Ensure compliance with data governance, lineage and cataloging policies by integrating with tools like Microsoft Purview, documenting data lineage and maintaining metadata for discoverability.
Lead architecture and design reviews, participate in sprint planning, conduct code reviews and enforce coding standards across the data engineering team.
Troubleshoot production incidents, perform root-cause analysis, implement corrective actions and maintain runbooks and postmortem documentation.
Estimate work, create technical designs and produce up-to-date documentation (data dictionaries, pipeline diagrams, runbooks) to support maintainability and knowledge transfer.
Optimize cloud costs by selecting appropriate compute tiers, right-sizing clusters, scheduling job runtimes, using spot instances where appropriate and recommending architectural trade-offs.
Mentor junior engineers, provide technical guidance on best practices for Spark, SQL, pipeline orchestration and secure cloud operations.
Integrate with streaming and messaging platforms as needed (Event Hubs, Kafka, Service Bus) and implement exactly-once or at-least-once processing semantics where required.
Implement backup, disaster recovery and retention strategies for critical datasets and data stores, and validate recovery procedures regularly.
Collaborate with security, legal and compliance teams to implement policies for data residency, PII/PHI handling, masking and anonymization where necessary.

Secondary Functions

Support ad-hoc data requests and exploratory data analysis.
Contribute to the organization's data strategy and roadmap.
Collaborate with business units to translate data needs into engineering requirements.
Participate in sprint planning and agile ceremonies within the data engineering team.
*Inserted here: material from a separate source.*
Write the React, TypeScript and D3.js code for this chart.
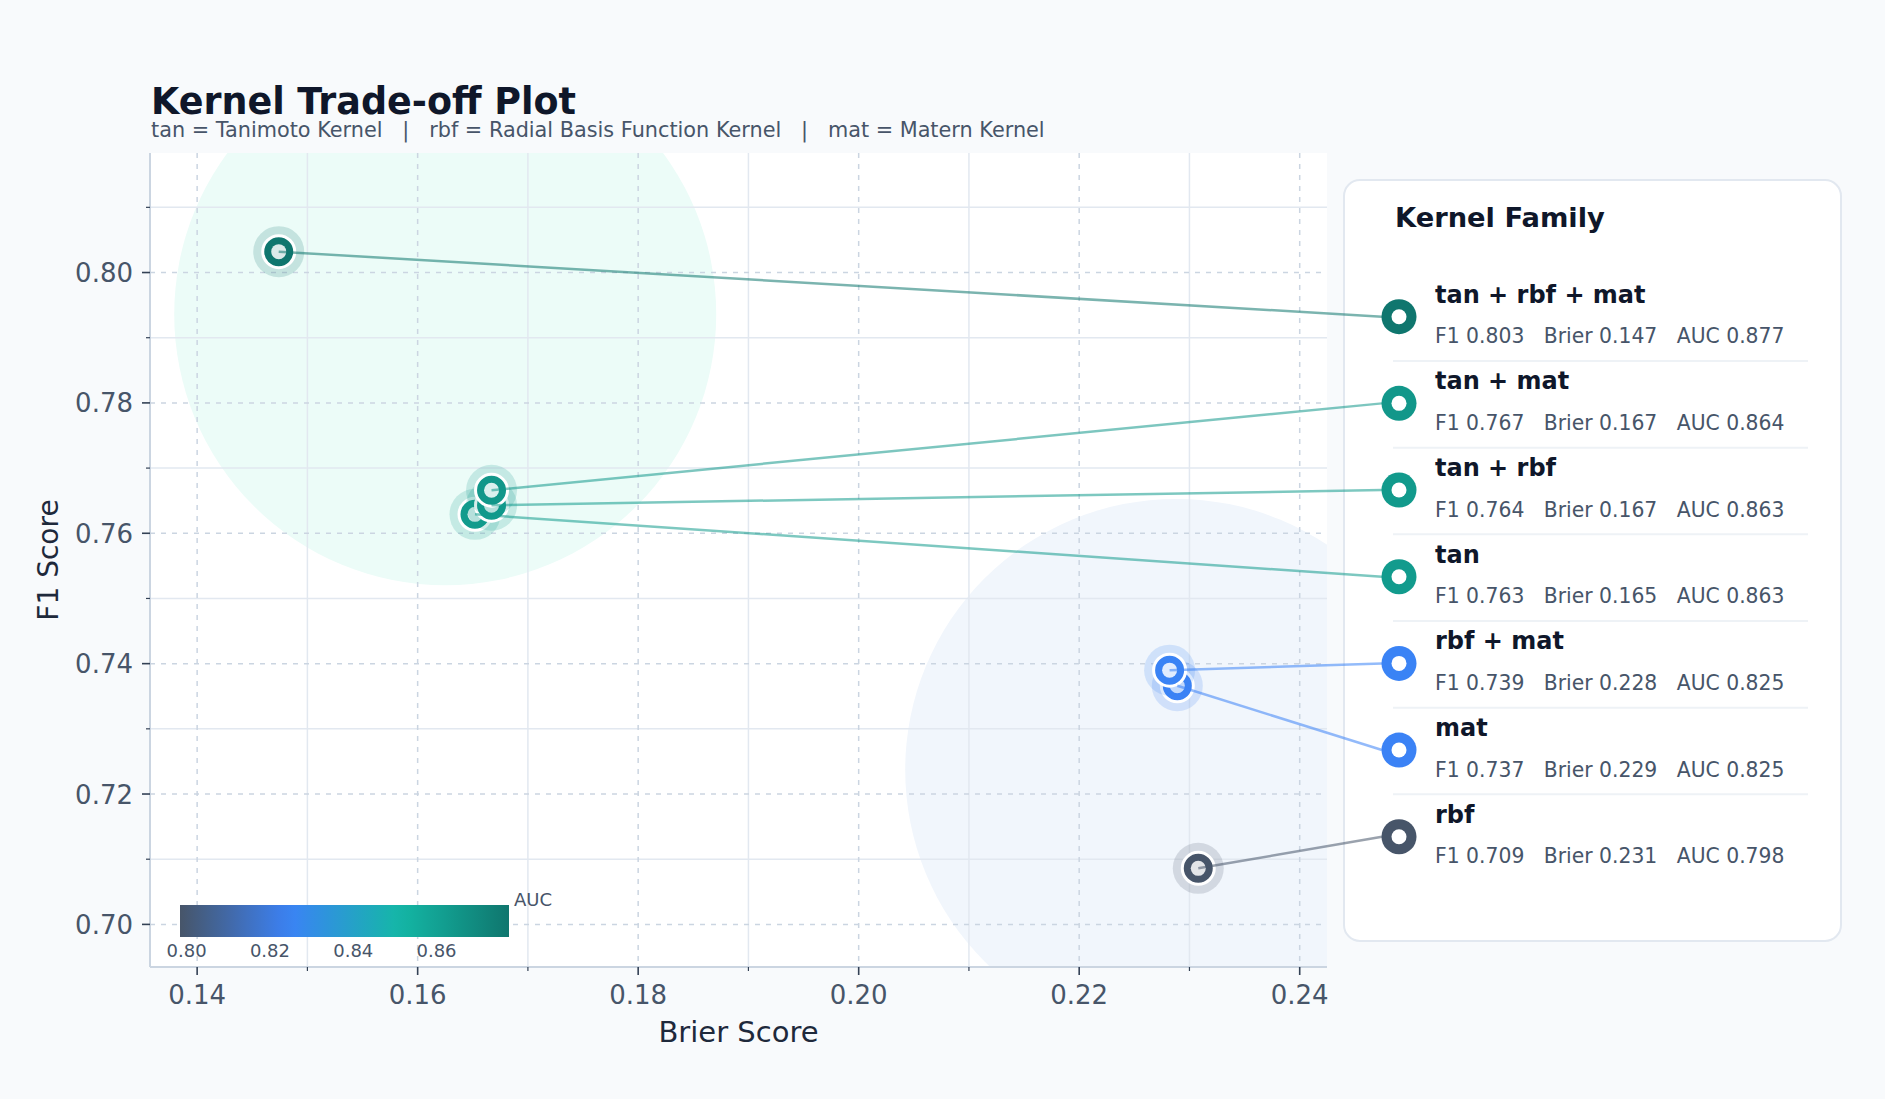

Required Skills & Competencies

Hard Skills (Technical)

Azure Data Factory: pipeline authoring, mapping data flows, triggers, integration runtime configuration and performance tuning.
Azure Databricks: notebook development (PySpark/Scala), cluster configuration, job orchestration and Delta Lake implementation.
Azure Synapse Analytics / Azure SQL: data warehouse design, T-SQL tuning, materialized views and workload isolation (resource classes).
ADLS Gen2: secure data lake design, ACLs, hierarchical namespace, lifecycle management and cost optimization.
SQL and T-SQL: complex query writing, window functions, performance tuning and query plan analysis.
Python and Spark development: ETL/ELT logic, UDFs, efficient joins, partitioning strategies and memory management.
Streaming technologies: Azure Event Hubs, Kafka, Stream Analytics, Structured Streaming for real-time ingestion and processing.
Infrastructure as Code / DevOps: ARM/Bicep/Terraform, Azure DevOps/GitHub Actions, CI/CD pipelines for automated deployments.
Data modeling and dimensional design: star schema, slowly changing dimensions, normalization vs. denormalization and conformed dimensions.
Data governance, cataloging and lineage: Microsoft Purview or similar tools, metadata management and data classification.
Security & compliance: RBAC, managed identities, network isolation, encryption and GDPR/CCPA-aware data handling.
Monitoring and observability: Azure Monitor, Log Analytics, Databricks metrics, custom dashboards and SLA management.
Performance tuning and cost optimization for cloud compute and storage, cluster autoscaling and job scheduling strategies.
Messaging and integration: REST APIs, Azure Functions, Logic Apps, Service Bus integration patterns.
Knowledge of BI tools: Power BI integration, semantic modeling (Tabular), and support for dashboarding and self-service analytics.

Soft Skills

Excellent verbal and written communication to translate technical solutions for non-technical stakeholders.
Strong problem-solving and analytical mindset with attention to detail.
Proven ability to work in Agile / Scrum environments and manage competing priorities.
Collaborative team player who can partner with data scientists, analysts, and business owners.
Mentorship and leadership capability to coach junior engineers and improve team delivery.
Customer-focused approach and ability to gather requirements effectively.
Time management and self-organization across multiple concurrent projects.
Continuous learning mindset to stay current with evolving Azure data services and best practices.
Strong documentation skills for runbooks, architecture diagrams and data dictionaries.
Resilience and troubleshooting under pressure during production incidents.

Education & Experience

Educational Background

Minimum Education:

Bachelor's degree in Computer Science, Information Systems, Software Engineering, Data Science, Mathematics, Statistics, or a related technical discipline; or equivalent practical experience.

Preferred Education:

Master’s degree in Data Engineering, Computer Science, Analytics, or related field.
Microsoft certifications such as Microsoft Certified: Azure Data Engineer Associate (DP-203) or Azure Solutions Architect.

Relevant Fields of Study:

Computer Science / Software Engineering
Data Science / Analytics
Information Systems
Mathematics / Statistics
Cloud Computing / Engineering

Experience Requirements

Typical Experience Range: 3–8 years building and operating data platforms and ETL/ELT pipelines; at least 2–4 years specifically on Microsoft Azure data services.

Preferred:

5+ years of data engineering experience with demonstrable projects built on Azure.
Direct, hands-on experience with Azure Data Factory, Azure Databricks, Azure Synapse Analytics, ADLS Gen2 and CI/CD in Azure DevOps or GitHub.
Proven track record of architecting end-to-end data solutions, optimizing Spark jobs and SQL warehouses, and implementing data governance and security controls.